Perhaps one of the most influential of the early tathāgatagarbha scriptures was the Śrīmālādevīsiṃhanādanirdeśa, known in English as The Lion’s Roar of Queen Śrīmālā. Although it is no longer extant in Sanskrit, it was evidently highly influential in India, judging by the many references to it in other scripture.[1] Diana Paul argues that it was composed at least by the year 350, to give it time to gain popularity in India and be brought to China, where it was translated in 435.[2] In the sūtra Queen Śrīmālā of Ayodhyā is prompted by a letter from her parents to supplicate the Buddha, who appears before her and inspires her to teach. The main topics of her discourse are tathāgatagarbha, the single vehicle, and the Four Noble Truths. Although the sūtra affirms that all beings share the same buddha-nature, the Śrīmālā asserts that śrāvakas and pratyekabuddhas (that is, non-Mahāyāna Buddhists) cannot comprehend the steps needed to shed adventitious stains and reveal the intrinsic purity of mind; only bodhisattvas can. Thus while the sūtra proclaims a single vehicle and universal buddha-nature, it does so with some reservation, suggesting a Yogācāra influence. This inequality is probably an indication of the scripture’s early date: Mahāyāna communities were still in competition with the earlier Buddhist orders, and bodhisattvas and śrāvakas could not be depicted as equals.
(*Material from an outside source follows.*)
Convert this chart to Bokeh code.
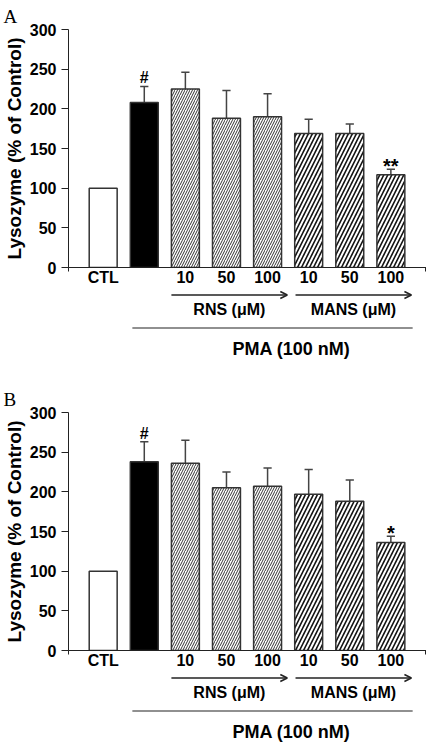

      In When the Clouds Part Karl Brunnhölzl draws attention to a novel conception of emptiness in the Śrīmālā: tathāgatagarbha “is empty of adventitious stains but not empty of its limitless inseparable qualities.”[3] With this the sūtra seems to be addressing the question of how tathāgatagarbha theory is to be addressed by Madhyamikas. If tathāgatagarbha is another name for emptiness, as some Madhyamaka theorists would argue, then buddha-nature ought to conform with Madhyamaka definitions of emptiness and lack its own qualities. Instead, buddha-nature is described as empty of all but its own characteristics, an early suggestion of a philosophical view that came to be known in Tibet as “other-emptiness.”
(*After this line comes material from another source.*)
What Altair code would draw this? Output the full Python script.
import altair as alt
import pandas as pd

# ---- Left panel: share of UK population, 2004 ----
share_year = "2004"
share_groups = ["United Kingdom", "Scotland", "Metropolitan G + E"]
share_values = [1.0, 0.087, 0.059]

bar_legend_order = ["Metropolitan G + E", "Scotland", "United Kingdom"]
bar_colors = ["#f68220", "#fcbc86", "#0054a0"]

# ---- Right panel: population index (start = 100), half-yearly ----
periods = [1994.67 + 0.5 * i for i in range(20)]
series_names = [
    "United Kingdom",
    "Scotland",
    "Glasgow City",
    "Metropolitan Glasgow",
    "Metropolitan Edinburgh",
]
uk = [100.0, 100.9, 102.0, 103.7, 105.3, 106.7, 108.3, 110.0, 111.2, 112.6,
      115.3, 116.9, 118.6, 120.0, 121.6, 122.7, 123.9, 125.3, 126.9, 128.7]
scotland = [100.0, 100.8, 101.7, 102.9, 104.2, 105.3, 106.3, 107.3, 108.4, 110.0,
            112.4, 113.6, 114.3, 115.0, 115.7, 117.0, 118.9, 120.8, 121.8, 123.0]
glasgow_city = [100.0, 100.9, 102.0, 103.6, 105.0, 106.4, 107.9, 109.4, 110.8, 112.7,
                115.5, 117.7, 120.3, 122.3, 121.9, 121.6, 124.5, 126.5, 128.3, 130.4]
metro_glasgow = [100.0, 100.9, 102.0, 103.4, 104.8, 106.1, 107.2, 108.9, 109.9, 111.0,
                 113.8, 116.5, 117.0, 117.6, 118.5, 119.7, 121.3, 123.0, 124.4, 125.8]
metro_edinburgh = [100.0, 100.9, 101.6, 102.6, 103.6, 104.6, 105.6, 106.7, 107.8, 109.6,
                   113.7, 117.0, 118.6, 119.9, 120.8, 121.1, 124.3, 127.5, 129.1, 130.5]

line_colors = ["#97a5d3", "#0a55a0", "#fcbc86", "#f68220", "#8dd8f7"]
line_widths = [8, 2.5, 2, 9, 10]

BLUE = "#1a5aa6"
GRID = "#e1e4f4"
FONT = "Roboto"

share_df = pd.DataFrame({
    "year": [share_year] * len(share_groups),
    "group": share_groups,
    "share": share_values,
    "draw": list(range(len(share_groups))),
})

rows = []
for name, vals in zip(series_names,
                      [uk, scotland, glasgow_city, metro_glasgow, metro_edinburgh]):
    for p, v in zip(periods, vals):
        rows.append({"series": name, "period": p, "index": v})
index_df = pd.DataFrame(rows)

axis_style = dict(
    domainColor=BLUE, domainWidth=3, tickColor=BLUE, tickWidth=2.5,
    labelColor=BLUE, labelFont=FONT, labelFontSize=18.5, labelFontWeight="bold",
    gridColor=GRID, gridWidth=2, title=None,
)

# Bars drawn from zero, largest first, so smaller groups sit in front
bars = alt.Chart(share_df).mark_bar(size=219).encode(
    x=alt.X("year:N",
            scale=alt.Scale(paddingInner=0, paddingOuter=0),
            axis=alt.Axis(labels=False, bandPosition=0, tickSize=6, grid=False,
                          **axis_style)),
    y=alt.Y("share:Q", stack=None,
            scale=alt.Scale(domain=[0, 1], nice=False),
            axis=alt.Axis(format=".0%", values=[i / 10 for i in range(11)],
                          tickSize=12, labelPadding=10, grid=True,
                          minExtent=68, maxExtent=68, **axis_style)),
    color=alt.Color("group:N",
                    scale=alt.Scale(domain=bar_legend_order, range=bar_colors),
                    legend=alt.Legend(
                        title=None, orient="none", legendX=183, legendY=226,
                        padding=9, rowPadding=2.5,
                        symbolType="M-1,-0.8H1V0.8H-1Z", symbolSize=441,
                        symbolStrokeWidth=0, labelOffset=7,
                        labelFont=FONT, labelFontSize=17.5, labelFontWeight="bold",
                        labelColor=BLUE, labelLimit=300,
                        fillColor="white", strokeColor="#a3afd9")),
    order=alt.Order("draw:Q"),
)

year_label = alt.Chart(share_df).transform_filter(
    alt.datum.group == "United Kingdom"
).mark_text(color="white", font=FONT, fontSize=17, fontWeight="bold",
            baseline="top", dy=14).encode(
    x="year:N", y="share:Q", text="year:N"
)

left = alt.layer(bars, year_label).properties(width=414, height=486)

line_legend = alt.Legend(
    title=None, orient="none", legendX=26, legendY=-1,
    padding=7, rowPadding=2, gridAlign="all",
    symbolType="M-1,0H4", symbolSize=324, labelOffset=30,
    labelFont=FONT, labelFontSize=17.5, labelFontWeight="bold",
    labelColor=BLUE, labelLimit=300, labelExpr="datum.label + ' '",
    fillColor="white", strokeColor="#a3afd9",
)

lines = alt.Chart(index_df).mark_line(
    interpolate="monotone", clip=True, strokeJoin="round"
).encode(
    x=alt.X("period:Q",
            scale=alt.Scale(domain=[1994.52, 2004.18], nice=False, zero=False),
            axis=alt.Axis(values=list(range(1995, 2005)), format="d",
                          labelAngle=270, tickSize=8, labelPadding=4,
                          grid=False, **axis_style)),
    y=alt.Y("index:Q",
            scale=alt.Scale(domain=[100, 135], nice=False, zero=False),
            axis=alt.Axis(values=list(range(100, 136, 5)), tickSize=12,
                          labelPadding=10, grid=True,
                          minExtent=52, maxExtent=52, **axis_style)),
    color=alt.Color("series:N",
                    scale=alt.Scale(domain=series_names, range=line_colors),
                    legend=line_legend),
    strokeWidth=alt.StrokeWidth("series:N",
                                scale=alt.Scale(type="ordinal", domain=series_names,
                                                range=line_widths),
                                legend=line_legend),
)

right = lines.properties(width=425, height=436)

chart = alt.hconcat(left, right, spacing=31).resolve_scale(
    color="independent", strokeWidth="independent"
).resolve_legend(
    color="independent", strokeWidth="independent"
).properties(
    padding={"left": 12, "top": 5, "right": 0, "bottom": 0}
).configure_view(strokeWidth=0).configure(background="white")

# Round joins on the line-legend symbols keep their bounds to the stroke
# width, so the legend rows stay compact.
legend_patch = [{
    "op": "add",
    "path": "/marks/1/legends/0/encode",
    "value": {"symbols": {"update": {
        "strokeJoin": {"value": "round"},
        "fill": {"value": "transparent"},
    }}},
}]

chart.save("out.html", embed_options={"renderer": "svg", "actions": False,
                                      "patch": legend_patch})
      The Śrīmālādevīsiṃhanādanirdeśa was translated twice, first in 435 by Guṇabhadra as the Shengman shizi hou yicheng da fangbian fangguang jing 勝鬘師子吼一乘大方便方廣經 (T353).[4] Guṇabhadra worked with a disciple of the great Central Asian translator Kumārajīva named Baoyun 寶雲, who was also a companion to Faxian.[5] The second is Shengman furen hui (T310), done by Bodhiruci (of the Tang) (572–727)[6] between 706 and 713 as part of his translation of the Ratnakūṭa scriptural collection. Paul mentions that Chinese catalogs record two translations made prior to Guṇabhadra’s, one by and Dharmakṣema and the other done in 320 by a monk named Seng Fani 僧法尼. She suspects that the records may in fact point to the presence of Sanskrit manuscripts circulating in the region and several failed attempts at translations.[7] Paul lists six commentaries to the Śrīmālādevī, the first being done before the year 500 and the last in 722, which attest to its popularity.

      The Tibetan canon has only one translation of the Śrīmālādevīsiṃhanādanirdeśa, the 'Phags pa lha mo dpal phreng seng ge'i sgra shes bya ba theg pa chen po'i mdo (D92), which is part of the Ratnakūṭa collection translated by Jinamitra, Surendrabodhi, and Yeshe De.[8]

      The Śrīmālā has been translated into English twice. First by Alex and Hideko Wayman, as The Lion's Roar of Queen Śrīmālā, and again by Diana Paul in The Buddhist Feminine Ideal.

  1. Paul, The Buddhist Feminine Ideal, 1.
  2. Paul, The Buddhist Feminine Ideal, 25.
  3. Brunnhölzl, When the Clouds Part, 14.
  4. Radich, The Mahāparinirvāṇa-mahāsūtra, 97.
  5. Paul, Buddhist Feminine Ideal, 16.
  6. Paul, Buddhist Feminine Ideal, 2.
  7. Paul, Buddhist Feminine Ideal, 18.
  8. Paul, Buddhist Feminine Ideal, 2; 200, n4.